Relationship Fabrication

Relationship fabrication is when the model asserts connections between real entities that do not actually exist. Both entities are real, but the claimed relationship between them is invented. Examples include claiming that a researcher works at an institution they are not affiliated with, asserting that one software library depends on another when it does not, stating that a company is a client of another company when they have no business relationship, and claiming that two research papers cite each other when they do not.

Relationship fabrication is harder to detect than entity fabrication because all the named entities check out individually. If you verify the entities alone, everything looks correct. The error is in the relationship claim, which requires checking the specific connection between entities, not just the entities themselves. Knowledge graphs that store verified relationships are the primary defense: the graph can confirm that Entity A and Entity B both exist but that the claimed relationship between them is not recorded.

Synthesis Hallucination

Synthesis hallucination occurs when the model combines real information from multiple sources in a way that creates false claims. Each individual fact might be accurate, but the combination produces a statement that is not true. For example, if a model retrieves one document about PostgreSQL 15's features and another about PostgreSQL 16's performance benchmarks, it might synthesize "PostgreSQL 15 achieves the performance improvements shown in the benchmarks," combining real features from one version with real benchmarks from another to create a false claim about version 15.

This type of hallucination is especially common in RAG systems where multiple documents are retrieved and the model must synthesize information across them. The model treats all retrieved content as part of one unified context and freely combines information from different documents without tracking which facts came from which source. Citation requirements help because they force the model to trace each claim to a specific source, making cross-source fabrication more visible.

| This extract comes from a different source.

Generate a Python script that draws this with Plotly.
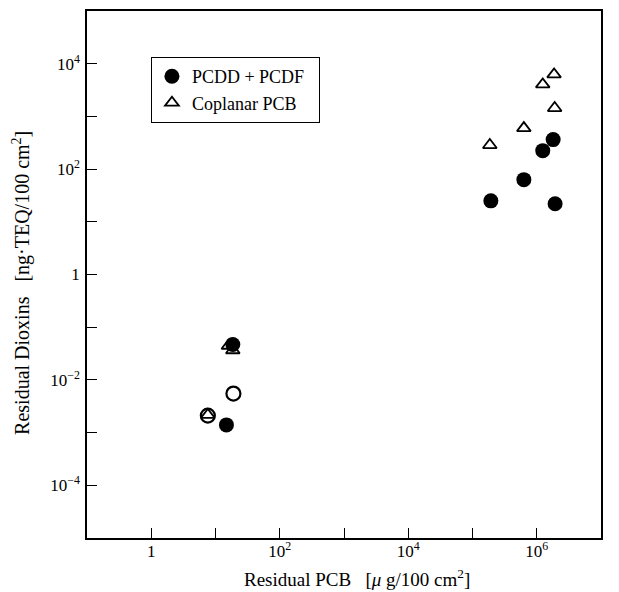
import plotly.graph_objects as go

# PCDD+PCDF (filled circles)
pcdd_x = [1.93e5, 6.3e5, 1.24e6, 1.8e6, 1.93e6, 18.6, 14.8]
pcdd_y = [25, 63, 224, 363, 22, 0.047, 0.0014]

# Coplanar PCB (open triangles)
cop_x = [1.86e6, 1.24e6, 1.9e6, 6.3e5, 1.86e5, 15.9, 18.6, 7.6]
cop_y = [6270, 4050, 1440, 600, 286, 0.0445, 0.0365, 0.00217]

# Open circles (unlabelled)
open_x = [19.0, 7.6]
open_y = [0.0055, 0.0021]

x_tickvals = [0.1, 1, 10, 100, 1e3, 1e4, 1e5, 1e6, 1e7]
x_ticktext = ["", "1", "", "10<sup>2</sup>", "", "10<sup>4</sup>", "", "10<sup>6</sup>", ""]
y_tickvals = [1e-5, 1e-4, 1e-3, 1e-2, 0.1, 1, 10, 100, 1e3, 1e4, 1e5]
y_ticktext = ["", "10<sup>−4</sup>", "", "10<sup>−2</sup>", "", "1", "", "10<sup>2</sup>", "", "10<sup>4</sup>", ""]

FONT = "Liberation Serif, Times New Roman, serif"

fig = go.Figure()
fig.add_trace(go.Scatter(
    x=open_x, y=open_y, mode="markers", showlegend=False,
    marker=dict(symbol="circle-open", size=14, color="black", line=dict(width=2.2, color="black"))))
fig.add_trace(go.Scatter(
    x=pcdd_x, y=pcdd_y, mode="markers", name="PCDD + PCDF&nbsp;&nbsp;",
    marker=dict(symbol="circle", size=15, color="black")))
fig.add_trace(go.Scatter(
    x=cop_x, y=cop_y, mode="markers", name="Coplanar PCB&nbsp;&nbsp;",
    marker=dict(symbol="triangle-up-open", size=12, color="black", line=dict(width=1.8, color="black"))))

axis_common = dict(
    type="log", showgrid=False, zeroline=False, showline=True, linecolor="black",
    linewidth=1.5, mirror=True, ticks="inside", ticklen=10, tickwidth=1.2,
    tickcolor="black", tickfont=dict(family=FONT, size=17, color="black"),
)

fig.update_xaxes(**axis_common, range=[-1, 7], tickmode="array",
                 tickvals=x_tickvals, ticktext=x_ticktext, ticklabelstandoff=-3)
fig.update_yaxes(**axis_common, range=[-5, 5], tickmode="array",
                 tickvals=y_tickvals, ticktext=y_ticktext, ticklabelstandoff=2)

fig.add_annotation(text="Residual Dioxins&nbsp;&nbsp;&nbsp;[ng·TEQ/100 cm<sup>2</sup>]",
                   xref="paper", yref="paper", x=-0.1265, y=0.484,
                   xanchor="center", yanchor="middle", textangle=-90, showarrow=False,
                   font=dict(family=FONT, size=20, color="black"))
fig.add_annotation(text="Residual PCB&nbsp;&nbsp;&nbsp;[<i>μ</i> g/100 cm<sup>2</sup>]",
                   xref="paper", yref="paper", x=0.525, y=-0.0756,
                   xanchor="center", yanchor="middle", showarrow=False,
                   font=dict(family=FONT, size=19, color="black"))

fig.update_layout(
    width=619, height=592,
    margin=dict(l=79, r=26, t=1, b=62),
    paper_bgcolor="white", plot_bgcolor="white",
    font=dict(family=FONT, color="black"),
    legend=dict(x=0.124, y=0.913, xanchor="left", yanchor="top",
                bordercolor="black", borderwidth=1.2, bgcolor="white",
                font=dict(family=FONT, size=18, color="black"),
                itemsizing="trace", tracegroupgap=2),
)

fig.write_html("out.html")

Choosing Mitigation by Hallucination Type

Different hallucination types respond to different mitigation strategies. Intrinsic hallucinations respond best to better context formatting and attention guidance. Entity fabrication responds to knowledge graph verification. Numerical fabrication responds to structured data lookup. Temporal hallucination responds to persistent memory with timestamps. Relationship fabrication responds to graph-based relationship verification. Synthesis hallucination responds to citation requirements and per-source attribution. A comprehensive anti-hallucination strategy addresses all types, but knowing which types are most common in your application lets you prioritize the most impactful mitigations first.